## Work to complete
Make an exact copy of the records, dropping all pictures.

## Records for the exercise

● ● ● ● ● ● ●

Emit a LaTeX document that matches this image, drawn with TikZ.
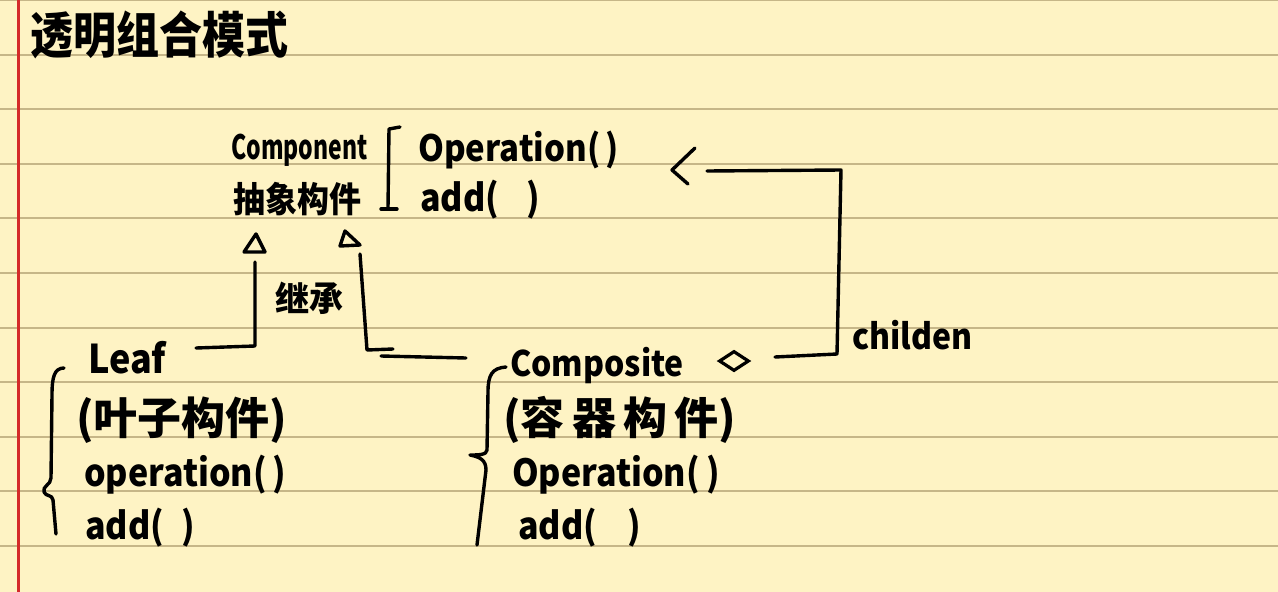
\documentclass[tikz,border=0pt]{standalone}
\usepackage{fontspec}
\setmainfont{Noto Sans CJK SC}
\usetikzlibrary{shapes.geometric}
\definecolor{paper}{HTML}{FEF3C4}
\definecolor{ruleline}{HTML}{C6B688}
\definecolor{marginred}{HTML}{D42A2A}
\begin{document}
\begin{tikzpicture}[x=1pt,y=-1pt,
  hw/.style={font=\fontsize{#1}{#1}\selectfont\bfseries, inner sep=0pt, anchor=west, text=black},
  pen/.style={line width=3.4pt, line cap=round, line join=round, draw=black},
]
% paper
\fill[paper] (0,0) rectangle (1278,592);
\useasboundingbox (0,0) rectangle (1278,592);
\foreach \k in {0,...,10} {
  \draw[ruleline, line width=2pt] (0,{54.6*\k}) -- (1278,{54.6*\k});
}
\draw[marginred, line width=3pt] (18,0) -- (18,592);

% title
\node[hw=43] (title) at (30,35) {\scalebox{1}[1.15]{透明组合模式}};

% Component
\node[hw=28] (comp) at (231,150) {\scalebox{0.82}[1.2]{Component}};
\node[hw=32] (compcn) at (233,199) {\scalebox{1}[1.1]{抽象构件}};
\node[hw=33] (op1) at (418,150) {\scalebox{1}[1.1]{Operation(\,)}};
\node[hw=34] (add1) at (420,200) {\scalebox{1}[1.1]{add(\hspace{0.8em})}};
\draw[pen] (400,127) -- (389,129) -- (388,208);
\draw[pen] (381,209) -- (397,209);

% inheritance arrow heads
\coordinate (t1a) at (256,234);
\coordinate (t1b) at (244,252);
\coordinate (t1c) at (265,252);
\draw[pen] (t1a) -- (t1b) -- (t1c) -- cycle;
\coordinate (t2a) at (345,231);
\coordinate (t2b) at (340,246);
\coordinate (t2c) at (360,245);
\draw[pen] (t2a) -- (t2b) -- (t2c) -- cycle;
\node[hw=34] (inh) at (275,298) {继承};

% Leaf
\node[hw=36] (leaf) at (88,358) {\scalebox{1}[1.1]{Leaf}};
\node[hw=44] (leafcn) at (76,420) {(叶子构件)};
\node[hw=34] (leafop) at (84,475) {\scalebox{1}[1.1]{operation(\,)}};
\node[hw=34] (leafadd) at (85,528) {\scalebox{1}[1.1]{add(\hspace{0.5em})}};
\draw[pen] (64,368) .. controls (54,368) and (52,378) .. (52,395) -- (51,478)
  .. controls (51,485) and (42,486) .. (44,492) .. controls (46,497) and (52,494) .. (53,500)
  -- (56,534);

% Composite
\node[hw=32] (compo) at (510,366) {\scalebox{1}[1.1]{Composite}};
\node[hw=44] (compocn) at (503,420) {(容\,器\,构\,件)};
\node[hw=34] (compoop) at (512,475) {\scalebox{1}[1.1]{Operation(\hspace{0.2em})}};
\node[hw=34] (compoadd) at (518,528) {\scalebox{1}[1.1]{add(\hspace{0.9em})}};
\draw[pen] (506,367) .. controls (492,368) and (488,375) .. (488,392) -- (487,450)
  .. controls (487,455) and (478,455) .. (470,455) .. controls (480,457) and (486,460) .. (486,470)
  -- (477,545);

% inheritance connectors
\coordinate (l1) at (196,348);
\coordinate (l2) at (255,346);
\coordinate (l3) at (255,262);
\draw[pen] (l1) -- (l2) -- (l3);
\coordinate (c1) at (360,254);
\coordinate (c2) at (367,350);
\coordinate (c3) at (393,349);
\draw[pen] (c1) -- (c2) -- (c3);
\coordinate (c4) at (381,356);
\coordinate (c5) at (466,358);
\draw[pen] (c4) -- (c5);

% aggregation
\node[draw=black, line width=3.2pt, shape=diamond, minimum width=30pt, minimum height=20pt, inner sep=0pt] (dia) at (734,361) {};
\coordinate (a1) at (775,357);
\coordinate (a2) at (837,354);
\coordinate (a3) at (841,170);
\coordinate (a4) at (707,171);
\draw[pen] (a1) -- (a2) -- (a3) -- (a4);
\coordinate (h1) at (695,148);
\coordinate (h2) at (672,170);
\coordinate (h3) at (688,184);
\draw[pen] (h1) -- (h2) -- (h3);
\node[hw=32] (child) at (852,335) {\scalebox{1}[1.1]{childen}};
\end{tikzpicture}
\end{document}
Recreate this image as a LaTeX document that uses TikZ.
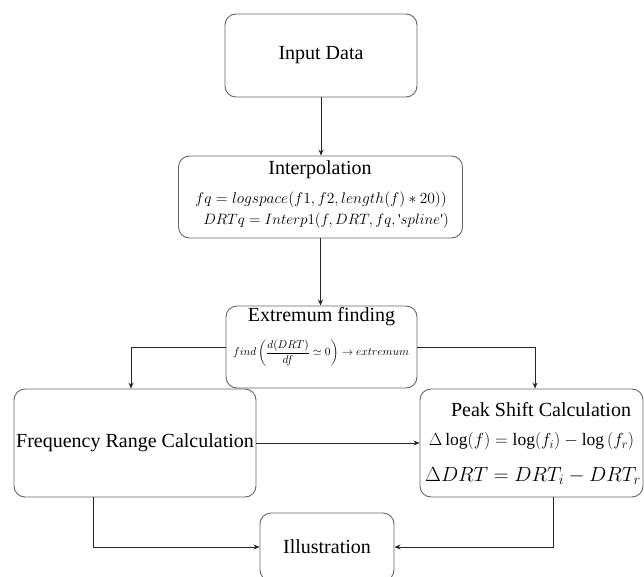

● ● ● ● ● ● ●

## Answer to this problem
Emit a LaTeX document that matches this image, drawn with TikZ.
\documentclass[tikz,border=0pt]{standalone}
\usepackage{fontspec}
\setmainfont{Noto Sans CJK SC}
\usetikzlibrary{shapes.geometric}
\definecolor{paper}{HTML}{FEF3C4}
\definecolor{ruleline}{HTML}{C6B688}
\definecolor{marginred}{HTML}{D42A2A}
\begin{document}
\begin{tikzpicture}[x=1pt,y=-1pt,
  hw/.style={font=\fontsize{#1}{#1}\selectfont\bfseries, inner sep=0pt, anchor=west, text=black},
  pen/.style={line width=3.4pt, line cap=round, line join=round, draw=black},
]
% paper
\fill[paper] (0,0) rectangle (1278,592);
\useasboundingbox (0,0) rectangle (1278,592);
\foreach \k in {0,...,10} {
  \draw[ruleline, line width=2pt] (0,{54.6*\k}) -- (1278,{54.6*\k});
}
\draw[marginred, line width=3pt] (18,0) -- (18,592);

% title
\node[hw=43] (title) at (30,35) {\scalebox{1}[1.15]{透明组合模式}};

% Component
\node[hw=28] (comp) at (231,150) {\scalebox{0.82}[1.2]{Component}};
\node[hw=32] (compcn) at (233,199) {\scalebox{1}[1.1]{抽象构件}};
\node[hw=33] (op1) at (418,150) {\scalebox{1}[1.1]{Operation(\,)}};
\node[hw=34] (add1) at (420,200) {\scalebox{1}[1.1]{add(\hspace{0.8em})}};
\draw[pen] (400,127) -- (389,129) -- (388,208);
\draw[pen] (381,209) -- (397,209);

% inheritance arrow heads
\coordinate (t1a) at (256,234);
\coordinate (t1b) at (244,252);
\coordinate (t1c) at (265,252);
\draw[pen] (t1a) -- (t1b) -- (t1c) -- cycle;
\coordinate (t2a) at (345,231);
\coordinate (t2b) at (340,246);
\coordinate (t2c) at (360,245);
\draw[pen] (t2a) -- (t2b) -- (t2c) -- cycle;
\node[hw=34] (inh) at (275,298) {继承};

% Leaf
\node[hw=36] (leaf) at (88,358) {\scalebox{1}[1.1]{Leaf}};
\node[hw=44] (leafcn) at (76,420) {(叶子构件)};
\node[hw=34] (leafop) at (84,475) {\scalebox{1}[1.1]{operation(\,)}};
\node[hw=34] (leafadd) at (85,528) {\scalebox{1}[1.1]{add(\hspace{0.5em})}};
\draw[pen] (64,368) .. controls (54,368) and (52,378) .. (52,395) -- (51,478)
  .. controls (51,485) and (42,486) .. (44,492) .. controls (46,497) and (52,494) .. (53,500)
  -- (56,534);

% Composite
\node[hw=32] (compo) at (510,366) {\scalebox{1}[1.1]{Composite}};
\node[hw=44] (compocn) at (503,420) {(容\,器\,构\,件)};
\node[hw=34] (compoop) at (512,475) {\scalebox{1}[1.1]{Operation(\hspace{0.2em})}};
\node[hw=34] (compoadd) at (518,528) {\scalebox{1}[1.1]{add(\hspace{0.9em})}};
\draw[pen] (506,367) .. controls (492,368) and (488,375) .. (488,392) -- (487,450)
  .. controls (487,455) and (478,455) .. (470,455) .. controls (480,457) and (486,460) .. (486,470)
  -- (477,545);

% inheritance connectors
\coordinate (l1) at (196,348);
\coordinate (l2) at (255,346);
\coordinate (l3) at (255,262);
\draw[pen] (l1) -- (l2) -- (l3);
\coordinate (c1) at (360,254);
\coordinate (c2) at (367,350);
\coordinate (c3) at (393,349);
\draw[pen] (c1) -- (c2) -- (c3);
\coordinate (c4) at (381,356);
\coordinate (c5) at (466,358);
\draw[pen] (c4) -- (c5);

% aggregation
\node[draw=black, line width=3.2pt, shape=diamond, minimum width=30pt, minimum height=20pt, inner sep=0pt] (dia) at (734,361) {};
\coordinate (a1) at (775,357);
\coordinate (a2) at (837,354);
\coordinate (a3) at (841,170);
\coordinate (a4) at (707,171);
\draw[pen] (a1) -- (a2) -- (a3) -- (a4);
\coordinate (h1) at (695,148);
\coordinate (h2) at (672,170);
\coordinate (h3) at (688,184);
\draw[pen] (h1) -- (h2) -- (h3);
\node[hw=32] (child) at (852,335) {\scalebox{1}[1.1]{childen}};
\end{tikzpicture}
\end{document}
Recreate this image as a LaTeX document that uses TikZ.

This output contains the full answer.